Both the Cloudant tech and Django responder (a Django co-inventor) had good things to say about WebFaction. It is not a free hosting service ($9.50 per month and goes down with longer term contracts). After a quick Q&A session with a sales rep, I took the plunge. 1 hour later, my program was working perfectly on my WebFaction account. Success! The only thing that makes me nervous is having to do any sys admin stuff at all - getting my script and installations to reference the right Python version (WebFaction comes everything from 2.4 [default] up through 3.2) is about all I care to handle.

Sunday, May 1, 2011

Python + Couchdbkit = nice

So I'm working on a CouchDB project and you can read more about what I'm doing on the mobile side here.. There will be a server-side component and I want to get my feet wet with Python. I'm currently working through the tutorial but like most people I learn more by doing.

There are several CouchDB libraries for Python but I went with Couchdbkit. This decision was influenced by a post on the Cloudant discussion board stating Couchdbkit and Cloudant should work well together. So far, I have to agree.
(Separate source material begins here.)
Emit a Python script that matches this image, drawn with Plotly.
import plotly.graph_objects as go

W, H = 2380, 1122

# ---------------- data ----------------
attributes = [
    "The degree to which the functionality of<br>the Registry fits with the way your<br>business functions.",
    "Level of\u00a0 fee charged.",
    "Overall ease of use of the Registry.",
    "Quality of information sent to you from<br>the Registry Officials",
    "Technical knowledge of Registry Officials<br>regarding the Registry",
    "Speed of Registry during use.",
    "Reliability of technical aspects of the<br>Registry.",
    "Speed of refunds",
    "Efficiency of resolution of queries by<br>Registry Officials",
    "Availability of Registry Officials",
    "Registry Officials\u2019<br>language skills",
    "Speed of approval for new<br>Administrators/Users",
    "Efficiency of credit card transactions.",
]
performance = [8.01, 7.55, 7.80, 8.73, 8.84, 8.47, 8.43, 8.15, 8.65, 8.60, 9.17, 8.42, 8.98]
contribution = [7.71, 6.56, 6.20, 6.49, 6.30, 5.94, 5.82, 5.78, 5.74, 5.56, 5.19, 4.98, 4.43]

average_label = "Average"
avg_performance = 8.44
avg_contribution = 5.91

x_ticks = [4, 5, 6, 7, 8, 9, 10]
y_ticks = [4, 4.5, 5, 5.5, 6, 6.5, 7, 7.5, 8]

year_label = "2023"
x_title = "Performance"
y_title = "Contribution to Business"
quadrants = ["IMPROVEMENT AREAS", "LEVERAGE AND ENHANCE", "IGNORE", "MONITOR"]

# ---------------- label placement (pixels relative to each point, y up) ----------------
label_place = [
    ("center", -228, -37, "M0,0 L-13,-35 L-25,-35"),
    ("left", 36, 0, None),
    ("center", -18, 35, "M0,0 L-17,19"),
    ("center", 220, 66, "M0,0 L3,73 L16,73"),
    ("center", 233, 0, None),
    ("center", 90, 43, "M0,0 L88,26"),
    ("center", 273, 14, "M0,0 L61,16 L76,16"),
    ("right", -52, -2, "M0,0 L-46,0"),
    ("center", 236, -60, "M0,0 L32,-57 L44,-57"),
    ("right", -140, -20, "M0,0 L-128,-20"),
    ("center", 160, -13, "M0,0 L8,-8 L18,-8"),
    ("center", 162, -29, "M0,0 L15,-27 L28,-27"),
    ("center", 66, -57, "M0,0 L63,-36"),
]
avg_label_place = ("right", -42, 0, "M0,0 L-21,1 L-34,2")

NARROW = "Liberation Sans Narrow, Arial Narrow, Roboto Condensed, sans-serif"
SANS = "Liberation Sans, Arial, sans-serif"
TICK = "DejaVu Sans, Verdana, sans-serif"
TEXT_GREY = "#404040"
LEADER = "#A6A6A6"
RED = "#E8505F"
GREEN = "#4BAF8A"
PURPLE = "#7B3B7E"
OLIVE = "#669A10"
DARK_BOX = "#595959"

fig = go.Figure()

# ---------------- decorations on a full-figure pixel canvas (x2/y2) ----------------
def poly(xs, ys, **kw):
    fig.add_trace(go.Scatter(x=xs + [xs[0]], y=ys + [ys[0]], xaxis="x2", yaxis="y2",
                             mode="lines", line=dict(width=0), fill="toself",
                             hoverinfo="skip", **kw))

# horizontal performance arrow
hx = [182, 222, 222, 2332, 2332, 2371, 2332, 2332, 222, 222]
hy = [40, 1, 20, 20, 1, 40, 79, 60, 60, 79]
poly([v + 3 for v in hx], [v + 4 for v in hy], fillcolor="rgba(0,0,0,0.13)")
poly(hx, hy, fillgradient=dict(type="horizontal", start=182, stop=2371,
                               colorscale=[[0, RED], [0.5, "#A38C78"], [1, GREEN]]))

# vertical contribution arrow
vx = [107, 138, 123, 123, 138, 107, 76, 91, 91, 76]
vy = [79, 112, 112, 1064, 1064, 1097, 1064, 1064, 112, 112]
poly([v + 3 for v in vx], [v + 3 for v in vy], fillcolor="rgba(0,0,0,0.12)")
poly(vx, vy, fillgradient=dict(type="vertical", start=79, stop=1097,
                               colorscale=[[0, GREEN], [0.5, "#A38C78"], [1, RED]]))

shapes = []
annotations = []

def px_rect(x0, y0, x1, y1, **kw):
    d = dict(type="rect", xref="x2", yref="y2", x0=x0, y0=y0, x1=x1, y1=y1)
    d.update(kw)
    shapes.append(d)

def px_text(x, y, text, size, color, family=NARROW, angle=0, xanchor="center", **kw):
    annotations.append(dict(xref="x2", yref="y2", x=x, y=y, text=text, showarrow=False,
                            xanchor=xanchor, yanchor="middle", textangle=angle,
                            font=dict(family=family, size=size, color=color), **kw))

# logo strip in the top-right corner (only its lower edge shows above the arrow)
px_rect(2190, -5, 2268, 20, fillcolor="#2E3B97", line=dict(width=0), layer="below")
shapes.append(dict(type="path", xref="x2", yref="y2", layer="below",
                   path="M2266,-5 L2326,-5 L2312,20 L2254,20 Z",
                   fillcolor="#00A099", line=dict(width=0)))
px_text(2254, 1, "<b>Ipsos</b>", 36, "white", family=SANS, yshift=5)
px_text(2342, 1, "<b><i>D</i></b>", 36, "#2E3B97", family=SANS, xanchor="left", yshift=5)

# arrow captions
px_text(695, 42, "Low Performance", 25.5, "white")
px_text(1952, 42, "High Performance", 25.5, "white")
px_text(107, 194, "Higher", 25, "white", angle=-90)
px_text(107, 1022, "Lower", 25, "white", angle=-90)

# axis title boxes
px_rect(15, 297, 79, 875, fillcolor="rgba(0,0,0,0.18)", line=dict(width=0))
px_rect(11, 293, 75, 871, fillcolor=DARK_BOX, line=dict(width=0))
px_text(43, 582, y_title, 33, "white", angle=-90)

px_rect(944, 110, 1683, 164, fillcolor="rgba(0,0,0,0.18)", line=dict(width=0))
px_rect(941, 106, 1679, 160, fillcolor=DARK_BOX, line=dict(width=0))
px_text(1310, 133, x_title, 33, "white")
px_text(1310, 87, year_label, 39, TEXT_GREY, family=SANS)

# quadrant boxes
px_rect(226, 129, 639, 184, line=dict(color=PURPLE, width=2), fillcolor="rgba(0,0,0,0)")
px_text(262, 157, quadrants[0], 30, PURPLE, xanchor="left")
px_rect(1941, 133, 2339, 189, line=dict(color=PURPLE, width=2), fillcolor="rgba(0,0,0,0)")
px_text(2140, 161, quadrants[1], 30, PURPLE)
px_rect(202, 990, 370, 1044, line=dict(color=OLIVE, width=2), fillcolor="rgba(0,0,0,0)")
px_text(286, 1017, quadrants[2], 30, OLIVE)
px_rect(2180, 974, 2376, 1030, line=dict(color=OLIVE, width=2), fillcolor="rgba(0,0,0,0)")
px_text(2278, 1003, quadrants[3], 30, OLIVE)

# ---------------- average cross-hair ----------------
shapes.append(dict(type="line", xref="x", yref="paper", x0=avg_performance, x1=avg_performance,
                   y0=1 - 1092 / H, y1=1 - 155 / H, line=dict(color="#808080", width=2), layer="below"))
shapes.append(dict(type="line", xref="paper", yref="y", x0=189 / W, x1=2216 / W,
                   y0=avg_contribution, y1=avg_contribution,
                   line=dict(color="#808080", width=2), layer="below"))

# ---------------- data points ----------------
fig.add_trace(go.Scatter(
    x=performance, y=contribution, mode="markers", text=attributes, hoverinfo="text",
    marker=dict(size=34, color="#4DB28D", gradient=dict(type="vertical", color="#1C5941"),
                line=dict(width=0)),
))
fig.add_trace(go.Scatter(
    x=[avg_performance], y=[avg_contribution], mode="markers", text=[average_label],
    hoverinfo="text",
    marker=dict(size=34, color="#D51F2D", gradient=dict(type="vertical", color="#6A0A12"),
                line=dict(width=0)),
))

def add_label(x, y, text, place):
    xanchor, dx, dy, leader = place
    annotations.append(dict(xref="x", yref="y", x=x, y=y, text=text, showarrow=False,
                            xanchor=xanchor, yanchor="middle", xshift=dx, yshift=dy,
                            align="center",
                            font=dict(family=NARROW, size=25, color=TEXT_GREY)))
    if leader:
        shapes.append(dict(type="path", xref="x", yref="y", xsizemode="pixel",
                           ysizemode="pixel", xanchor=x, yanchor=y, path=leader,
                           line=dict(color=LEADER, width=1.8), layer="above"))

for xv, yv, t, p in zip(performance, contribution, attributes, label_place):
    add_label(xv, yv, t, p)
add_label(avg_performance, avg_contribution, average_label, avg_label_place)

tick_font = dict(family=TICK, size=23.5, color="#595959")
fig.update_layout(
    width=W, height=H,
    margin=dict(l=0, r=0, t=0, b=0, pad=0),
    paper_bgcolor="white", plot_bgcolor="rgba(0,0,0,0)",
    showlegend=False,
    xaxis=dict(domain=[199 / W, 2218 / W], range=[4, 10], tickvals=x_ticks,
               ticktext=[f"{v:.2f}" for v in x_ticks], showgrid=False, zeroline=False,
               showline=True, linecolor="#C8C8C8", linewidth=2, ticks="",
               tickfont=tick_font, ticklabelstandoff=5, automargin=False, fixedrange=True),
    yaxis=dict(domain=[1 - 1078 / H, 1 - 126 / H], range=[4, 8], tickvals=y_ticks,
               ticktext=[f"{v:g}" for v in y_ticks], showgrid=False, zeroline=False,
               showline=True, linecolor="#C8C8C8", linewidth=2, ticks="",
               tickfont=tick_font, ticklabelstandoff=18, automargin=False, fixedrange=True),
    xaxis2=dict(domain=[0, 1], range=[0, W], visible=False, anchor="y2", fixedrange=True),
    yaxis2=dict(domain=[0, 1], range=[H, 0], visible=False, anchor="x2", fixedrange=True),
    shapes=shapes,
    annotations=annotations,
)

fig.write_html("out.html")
The installation instructions for Couchdbkit are pretty straight forward. For the record, I'm using Python 2.6.6. I did find I needed to use restkit for HTTP resources. I set my sights low - I just wanted to get the program of Couchdbkit's Getting Started page to work. Username/password redacted to protect the innocent:

#! /usr/bin/env python

import datetime
from couchdbkit import *
from restkit import BasicAuth

class Greeting(Document):
    author = StringProperty()
    content = StringProperty()
    date = DateTimeProperty()

server = Server('https://[username].cloudant.com/', filters=[BasicAuth('[usename]', '[password]')])
db = server.get_or_create_db("greeting")

Greeting.set_db(db)
greet = Greeting(
    author="Benoit",
    content="Welcome to couchdbkit world",
    date=datetime.datetime.utcnow()
)
greet.save()

There are more exercises on the Getting Started page including an introduction to views. This worked as advertised with no need to change the supplied code.